→ **Set task**
Pick out every line holding the string "React" and copy it.

→ **Data section**
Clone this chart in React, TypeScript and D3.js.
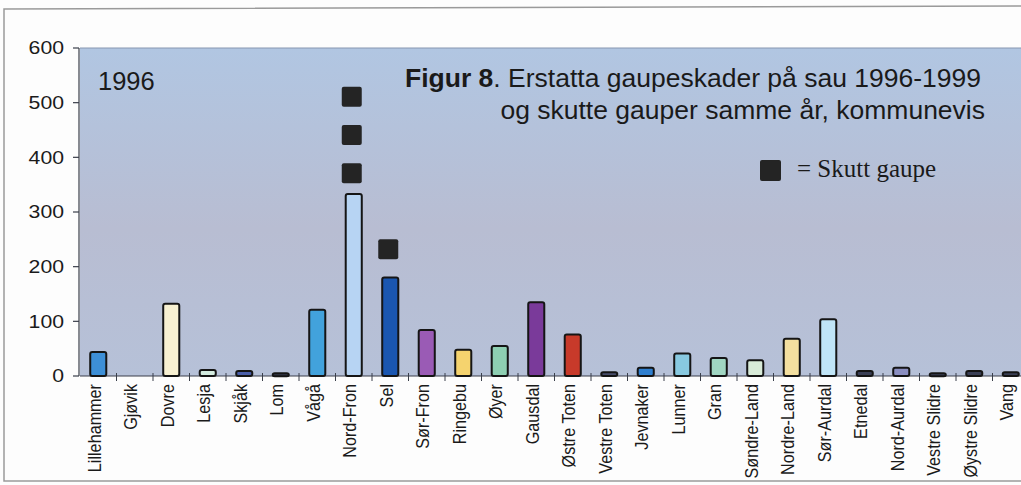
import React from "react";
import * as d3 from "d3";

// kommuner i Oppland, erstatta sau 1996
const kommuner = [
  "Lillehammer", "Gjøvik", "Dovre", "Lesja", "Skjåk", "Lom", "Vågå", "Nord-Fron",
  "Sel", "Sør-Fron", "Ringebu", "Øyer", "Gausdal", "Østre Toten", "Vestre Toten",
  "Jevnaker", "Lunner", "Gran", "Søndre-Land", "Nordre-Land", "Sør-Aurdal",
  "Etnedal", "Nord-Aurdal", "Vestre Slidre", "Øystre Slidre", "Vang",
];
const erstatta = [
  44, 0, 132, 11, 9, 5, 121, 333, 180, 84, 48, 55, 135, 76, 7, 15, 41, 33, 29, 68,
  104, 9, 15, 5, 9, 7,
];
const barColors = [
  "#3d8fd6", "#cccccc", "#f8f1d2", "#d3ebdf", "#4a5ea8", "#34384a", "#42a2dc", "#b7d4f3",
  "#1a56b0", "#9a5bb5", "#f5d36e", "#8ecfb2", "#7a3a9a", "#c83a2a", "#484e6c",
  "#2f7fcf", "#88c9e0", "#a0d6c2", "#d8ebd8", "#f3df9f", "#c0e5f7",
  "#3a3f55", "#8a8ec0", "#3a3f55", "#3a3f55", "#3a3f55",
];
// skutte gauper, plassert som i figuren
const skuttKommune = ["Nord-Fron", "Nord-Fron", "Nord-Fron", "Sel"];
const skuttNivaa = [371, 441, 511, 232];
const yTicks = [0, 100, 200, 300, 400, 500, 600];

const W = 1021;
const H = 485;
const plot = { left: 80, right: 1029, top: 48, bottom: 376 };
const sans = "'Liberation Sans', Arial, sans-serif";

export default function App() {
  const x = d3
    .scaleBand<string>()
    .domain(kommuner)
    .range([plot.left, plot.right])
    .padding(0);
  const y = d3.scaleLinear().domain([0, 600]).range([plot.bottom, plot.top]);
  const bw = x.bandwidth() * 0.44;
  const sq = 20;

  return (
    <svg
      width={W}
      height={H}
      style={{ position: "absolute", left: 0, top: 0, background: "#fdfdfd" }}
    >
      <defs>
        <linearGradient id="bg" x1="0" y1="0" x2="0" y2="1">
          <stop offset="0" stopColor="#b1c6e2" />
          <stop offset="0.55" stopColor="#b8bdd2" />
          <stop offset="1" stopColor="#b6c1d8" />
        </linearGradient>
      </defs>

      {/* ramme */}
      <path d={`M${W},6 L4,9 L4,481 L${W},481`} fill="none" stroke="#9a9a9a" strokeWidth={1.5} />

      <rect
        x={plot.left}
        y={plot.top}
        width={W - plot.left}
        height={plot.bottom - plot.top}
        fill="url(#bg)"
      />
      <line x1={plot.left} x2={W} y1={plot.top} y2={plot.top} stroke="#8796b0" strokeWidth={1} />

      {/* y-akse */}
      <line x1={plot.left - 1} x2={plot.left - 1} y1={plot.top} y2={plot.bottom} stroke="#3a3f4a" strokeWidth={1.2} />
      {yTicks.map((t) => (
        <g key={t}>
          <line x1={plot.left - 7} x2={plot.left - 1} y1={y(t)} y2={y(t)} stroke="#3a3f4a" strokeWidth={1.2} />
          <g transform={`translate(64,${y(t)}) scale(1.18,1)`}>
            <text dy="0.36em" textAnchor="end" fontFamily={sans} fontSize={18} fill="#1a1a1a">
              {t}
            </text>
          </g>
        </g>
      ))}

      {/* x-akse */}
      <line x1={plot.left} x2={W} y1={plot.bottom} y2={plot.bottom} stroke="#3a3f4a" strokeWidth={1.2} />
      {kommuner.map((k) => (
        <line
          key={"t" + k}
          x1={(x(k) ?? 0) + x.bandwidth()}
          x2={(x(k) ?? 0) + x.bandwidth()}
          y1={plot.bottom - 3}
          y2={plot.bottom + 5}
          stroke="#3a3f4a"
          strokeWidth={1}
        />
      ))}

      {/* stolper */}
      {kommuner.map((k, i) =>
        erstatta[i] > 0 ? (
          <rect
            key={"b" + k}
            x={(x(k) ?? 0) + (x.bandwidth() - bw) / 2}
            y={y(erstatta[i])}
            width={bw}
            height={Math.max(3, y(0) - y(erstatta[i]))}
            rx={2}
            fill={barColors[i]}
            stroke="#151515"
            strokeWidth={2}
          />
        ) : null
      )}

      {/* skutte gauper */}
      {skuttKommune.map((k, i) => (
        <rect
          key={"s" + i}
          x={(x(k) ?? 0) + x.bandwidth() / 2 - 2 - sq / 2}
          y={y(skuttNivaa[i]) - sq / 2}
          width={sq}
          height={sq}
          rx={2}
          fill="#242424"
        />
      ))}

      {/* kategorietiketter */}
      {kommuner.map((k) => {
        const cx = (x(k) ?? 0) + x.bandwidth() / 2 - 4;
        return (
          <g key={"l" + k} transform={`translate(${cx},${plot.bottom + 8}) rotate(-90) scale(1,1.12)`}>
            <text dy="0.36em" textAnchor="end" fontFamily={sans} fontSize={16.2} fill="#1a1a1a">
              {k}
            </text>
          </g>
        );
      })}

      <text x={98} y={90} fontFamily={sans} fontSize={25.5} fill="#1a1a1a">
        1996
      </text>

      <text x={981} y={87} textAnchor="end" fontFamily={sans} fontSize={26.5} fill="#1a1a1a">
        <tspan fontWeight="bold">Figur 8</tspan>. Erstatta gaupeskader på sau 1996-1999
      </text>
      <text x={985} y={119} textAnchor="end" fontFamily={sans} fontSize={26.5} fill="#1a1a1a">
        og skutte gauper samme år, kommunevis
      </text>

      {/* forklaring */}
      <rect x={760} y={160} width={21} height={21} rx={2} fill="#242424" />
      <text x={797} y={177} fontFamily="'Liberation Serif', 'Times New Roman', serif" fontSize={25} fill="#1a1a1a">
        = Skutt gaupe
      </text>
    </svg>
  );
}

→ **Response**
Clone this chart in React, TypeScript and D3.js.
import React from "react";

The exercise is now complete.